Cut the vegetables into large chunks and bring a large pot of water to boil. Put the vegetables in to simmer on high heat for 3 hours or until soft.
When the vegetables have started to soften, add the shiitake and lion's mane mushrooms and continue to cook for the remaining 2 hours. This will give it an extra depth of flavor.
Meanwhile, chop the lemongrass and chili into 1.5 cm (0.6") pieces and blitz them in a food processor until fine.
Add the oil to a pan on medium heat then brown the lemongrass and chili with the salt, vegan fish sauce, vegetable stock powder and honey. Transfer to a jar when done.

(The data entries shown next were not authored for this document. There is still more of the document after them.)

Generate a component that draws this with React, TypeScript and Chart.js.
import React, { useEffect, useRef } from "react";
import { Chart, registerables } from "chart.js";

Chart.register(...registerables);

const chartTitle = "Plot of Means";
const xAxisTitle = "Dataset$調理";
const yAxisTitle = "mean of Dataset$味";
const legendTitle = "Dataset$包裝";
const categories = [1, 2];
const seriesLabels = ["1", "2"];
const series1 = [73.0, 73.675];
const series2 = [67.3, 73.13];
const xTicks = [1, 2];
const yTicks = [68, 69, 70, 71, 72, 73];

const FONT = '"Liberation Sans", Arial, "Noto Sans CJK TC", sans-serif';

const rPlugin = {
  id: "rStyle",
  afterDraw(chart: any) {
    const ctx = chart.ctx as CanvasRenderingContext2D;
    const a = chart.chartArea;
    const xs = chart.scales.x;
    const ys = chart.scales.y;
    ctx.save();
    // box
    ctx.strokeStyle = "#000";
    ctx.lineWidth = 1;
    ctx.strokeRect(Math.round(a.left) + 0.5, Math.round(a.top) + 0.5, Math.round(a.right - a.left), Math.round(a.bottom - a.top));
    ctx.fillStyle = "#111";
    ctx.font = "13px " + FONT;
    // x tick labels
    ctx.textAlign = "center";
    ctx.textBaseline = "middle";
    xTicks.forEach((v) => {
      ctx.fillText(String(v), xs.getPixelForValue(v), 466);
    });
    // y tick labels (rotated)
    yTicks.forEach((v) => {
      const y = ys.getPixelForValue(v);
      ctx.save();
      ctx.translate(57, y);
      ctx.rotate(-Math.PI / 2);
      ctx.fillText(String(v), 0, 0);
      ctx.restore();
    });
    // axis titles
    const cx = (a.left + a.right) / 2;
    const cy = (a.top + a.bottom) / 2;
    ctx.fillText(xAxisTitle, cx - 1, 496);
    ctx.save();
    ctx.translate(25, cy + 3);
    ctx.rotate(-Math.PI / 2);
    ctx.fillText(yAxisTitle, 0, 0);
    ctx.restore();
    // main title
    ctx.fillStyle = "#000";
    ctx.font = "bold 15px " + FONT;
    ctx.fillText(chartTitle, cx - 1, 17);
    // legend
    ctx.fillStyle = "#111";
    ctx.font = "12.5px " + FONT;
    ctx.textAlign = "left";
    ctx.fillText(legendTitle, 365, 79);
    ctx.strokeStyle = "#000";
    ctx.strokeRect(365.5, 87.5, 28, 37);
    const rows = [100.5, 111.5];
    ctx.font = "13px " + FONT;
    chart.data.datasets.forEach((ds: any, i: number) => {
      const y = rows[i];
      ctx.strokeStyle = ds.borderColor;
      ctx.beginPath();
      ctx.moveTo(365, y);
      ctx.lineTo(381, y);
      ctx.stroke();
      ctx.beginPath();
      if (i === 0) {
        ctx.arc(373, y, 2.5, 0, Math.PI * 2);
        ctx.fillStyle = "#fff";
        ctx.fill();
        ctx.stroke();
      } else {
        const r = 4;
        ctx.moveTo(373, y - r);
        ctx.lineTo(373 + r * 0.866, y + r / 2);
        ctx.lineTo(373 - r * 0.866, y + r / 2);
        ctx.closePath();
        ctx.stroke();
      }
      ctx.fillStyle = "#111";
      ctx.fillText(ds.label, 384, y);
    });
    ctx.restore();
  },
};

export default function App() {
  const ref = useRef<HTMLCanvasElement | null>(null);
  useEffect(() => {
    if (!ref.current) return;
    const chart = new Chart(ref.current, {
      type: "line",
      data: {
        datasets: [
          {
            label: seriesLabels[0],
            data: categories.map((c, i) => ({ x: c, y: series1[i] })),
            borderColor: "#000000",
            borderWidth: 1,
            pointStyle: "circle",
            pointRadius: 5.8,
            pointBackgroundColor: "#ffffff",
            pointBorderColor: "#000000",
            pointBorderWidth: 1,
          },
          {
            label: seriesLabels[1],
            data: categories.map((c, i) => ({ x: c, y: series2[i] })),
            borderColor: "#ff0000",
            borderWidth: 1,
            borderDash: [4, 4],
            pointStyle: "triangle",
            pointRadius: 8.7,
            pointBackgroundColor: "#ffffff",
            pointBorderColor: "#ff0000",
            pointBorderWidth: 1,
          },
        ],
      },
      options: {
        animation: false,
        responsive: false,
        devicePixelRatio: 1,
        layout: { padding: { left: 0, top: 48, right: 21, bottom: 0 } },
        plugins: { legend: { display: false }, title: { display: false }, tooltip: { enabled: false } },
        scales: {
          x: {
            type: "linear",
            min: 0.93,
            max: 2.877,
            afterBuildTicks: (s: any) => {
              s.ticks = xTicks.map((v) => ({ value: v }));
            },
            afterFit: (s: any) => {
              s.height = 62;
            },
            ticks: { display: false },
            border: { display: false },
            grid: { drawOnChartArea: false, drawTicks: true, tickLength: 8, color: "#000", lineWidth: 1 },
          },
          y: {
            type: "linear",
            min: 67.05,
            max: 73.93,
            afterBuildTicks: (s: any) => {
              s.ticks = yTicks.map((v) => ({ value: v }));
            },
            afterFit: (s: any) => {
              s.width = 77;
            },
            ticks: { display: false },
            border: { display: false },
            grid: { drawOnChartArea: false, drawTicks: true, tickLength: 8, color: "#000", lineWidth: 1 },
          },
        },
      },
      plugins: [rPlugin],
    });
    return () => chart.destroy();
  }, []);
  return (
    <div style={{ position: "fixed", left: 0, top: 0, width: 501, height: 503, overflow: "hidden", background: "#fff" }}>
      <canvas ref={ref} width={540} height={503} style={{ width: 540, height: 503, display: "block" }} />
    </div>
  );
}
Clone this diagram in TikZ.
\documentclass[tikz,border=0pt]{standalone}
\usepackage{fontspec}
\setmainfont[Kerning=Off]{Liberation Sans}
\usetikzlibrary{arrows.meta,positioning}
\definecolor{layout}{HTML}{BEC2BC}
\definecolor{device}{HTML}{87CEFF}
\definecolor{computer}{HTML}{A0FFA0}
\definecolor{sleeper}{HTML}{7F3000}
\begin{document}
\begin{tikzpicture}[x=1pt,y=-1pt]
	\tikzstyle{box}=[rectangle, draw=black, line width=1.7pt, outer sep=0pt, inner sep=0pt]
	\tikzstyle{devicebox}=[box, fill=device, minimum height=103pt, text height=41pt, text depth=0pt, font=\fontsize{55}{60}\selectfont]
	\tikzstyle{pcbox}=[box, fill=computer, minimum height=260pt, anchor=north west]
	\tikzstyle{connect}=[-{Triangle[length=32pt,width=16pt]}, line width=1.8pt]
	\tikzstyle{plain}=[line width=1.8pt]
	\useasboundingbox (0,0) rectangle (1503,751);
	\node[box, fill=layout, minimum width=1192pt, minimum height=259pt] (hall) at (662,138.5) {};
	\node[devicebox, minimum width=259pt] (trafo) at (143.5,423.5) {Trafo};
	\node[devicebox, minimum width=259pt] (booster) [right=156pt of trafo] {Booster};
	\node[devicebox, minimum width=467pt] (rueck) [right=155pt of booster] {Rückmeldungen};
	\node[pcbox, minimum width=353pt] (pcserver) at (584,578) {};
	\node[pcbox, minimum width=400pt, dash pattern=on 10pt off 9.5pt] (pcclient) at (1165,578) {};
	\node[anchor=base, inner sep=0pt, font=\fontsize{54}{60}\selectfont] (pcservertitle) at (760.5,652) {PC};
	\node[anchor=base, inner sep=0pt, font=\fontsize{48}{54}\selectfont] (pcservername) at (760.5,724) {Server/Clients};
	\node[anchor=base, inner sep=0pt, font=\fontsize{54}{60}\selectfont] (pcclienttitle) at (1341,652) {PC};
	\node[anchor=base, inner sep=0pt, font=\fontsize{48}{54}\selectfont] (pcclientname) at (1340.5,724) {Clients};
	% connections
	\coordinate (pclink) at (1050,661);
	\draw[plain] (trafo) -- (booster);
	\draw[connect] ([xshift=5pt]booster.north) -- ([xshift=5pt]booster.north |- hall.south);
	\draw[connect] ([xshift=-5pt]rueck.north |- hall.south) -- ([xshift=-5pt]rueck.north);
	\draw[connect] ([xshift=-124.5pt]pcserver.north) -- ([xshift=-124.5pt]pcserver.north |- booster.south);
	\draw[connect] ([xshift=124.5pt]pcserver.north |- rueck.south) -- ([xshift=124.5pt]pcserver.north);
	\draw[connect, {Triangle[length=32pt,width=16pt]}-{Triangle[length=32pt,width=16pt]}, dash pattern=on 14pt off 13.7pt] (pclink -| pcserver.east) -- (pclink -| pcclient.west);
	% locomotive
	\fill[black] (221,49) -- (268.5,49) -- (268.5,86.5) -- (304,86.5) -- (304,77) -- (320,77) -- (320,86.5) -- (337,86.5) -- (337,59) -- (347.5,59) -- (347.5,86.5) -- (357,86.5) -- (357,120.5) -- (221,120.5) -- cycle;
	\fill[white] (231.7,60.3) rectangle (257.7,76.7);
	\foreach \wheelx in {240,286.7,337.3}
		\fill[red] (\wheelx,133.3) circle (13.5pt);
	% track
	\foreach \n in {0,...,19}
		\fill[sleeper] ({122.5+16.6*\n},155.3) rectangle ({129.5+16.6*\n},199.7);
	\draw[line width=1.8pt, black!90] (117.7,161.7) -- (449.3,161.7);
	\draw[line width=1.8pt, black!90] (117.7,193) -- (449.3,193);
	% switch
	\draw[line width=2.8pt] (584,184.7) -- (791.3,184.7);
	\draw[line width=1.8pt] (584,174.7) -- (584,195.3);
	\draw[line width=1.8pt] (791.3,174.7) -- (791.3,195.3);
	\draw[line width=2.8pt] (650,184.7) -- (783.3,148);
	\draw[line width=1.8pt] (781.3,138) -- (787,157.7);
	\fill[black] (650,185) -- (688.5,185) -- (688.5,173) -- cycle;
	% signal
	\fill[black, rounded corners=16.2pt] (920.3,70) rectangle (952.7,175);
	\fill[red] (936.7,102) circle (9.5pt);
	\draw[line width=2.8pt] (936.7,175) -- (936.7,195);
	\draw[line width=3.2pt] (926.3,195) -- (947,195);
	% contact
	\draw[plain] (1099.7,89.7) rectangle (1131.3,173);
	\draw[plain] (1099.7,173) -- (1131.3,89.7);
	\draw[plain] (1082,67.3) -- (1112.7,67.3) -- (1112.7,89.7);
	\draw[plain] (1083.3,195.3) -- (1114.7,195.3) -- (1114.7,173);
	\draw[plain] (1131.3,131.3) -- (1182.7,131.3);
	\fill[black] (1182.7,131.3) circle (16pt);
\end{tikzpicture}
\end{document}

In the same pan, cook each topping in separate batches with 1/4 US cup of the lemongrass blend for 3 minutes each. Transfer to serving dishes when cooked.
While the stock is still simmering, cook the noodles in a pot of boiling water for 10 minutes or until al dente. Drain and run under cold water until cool then transfer to a colander to drip dry.Tip: Stir the noodles every few minutes while cooking to prevent them from sticking to the bottom of the pot.
When the vegetables have softened enough for a chopstick to pierce right through, scoop them out along with the mushrooms and add the coconut water along with 1 US cup of the lemongrass blend, the stock cubes, ginger, cinnamon bark, fish sauce, salt and rock sugar.
Let it simmer for 20 minutes.
Thinly slice the mushrooms and transfer to a serving dish.
Heat up oil in a small pan and cook the annatto seeds on low heat for 1 minute or until it just starts to darken.
Pour the annatto seed oil into a sieve hovering over the vegetable stock and run it through broth until it no longer releases a red liquid.
Assemble your bowl with noodles, toppings, hot soup and the lemongrass blend then serve with fresh garnish and a squeeze of lime!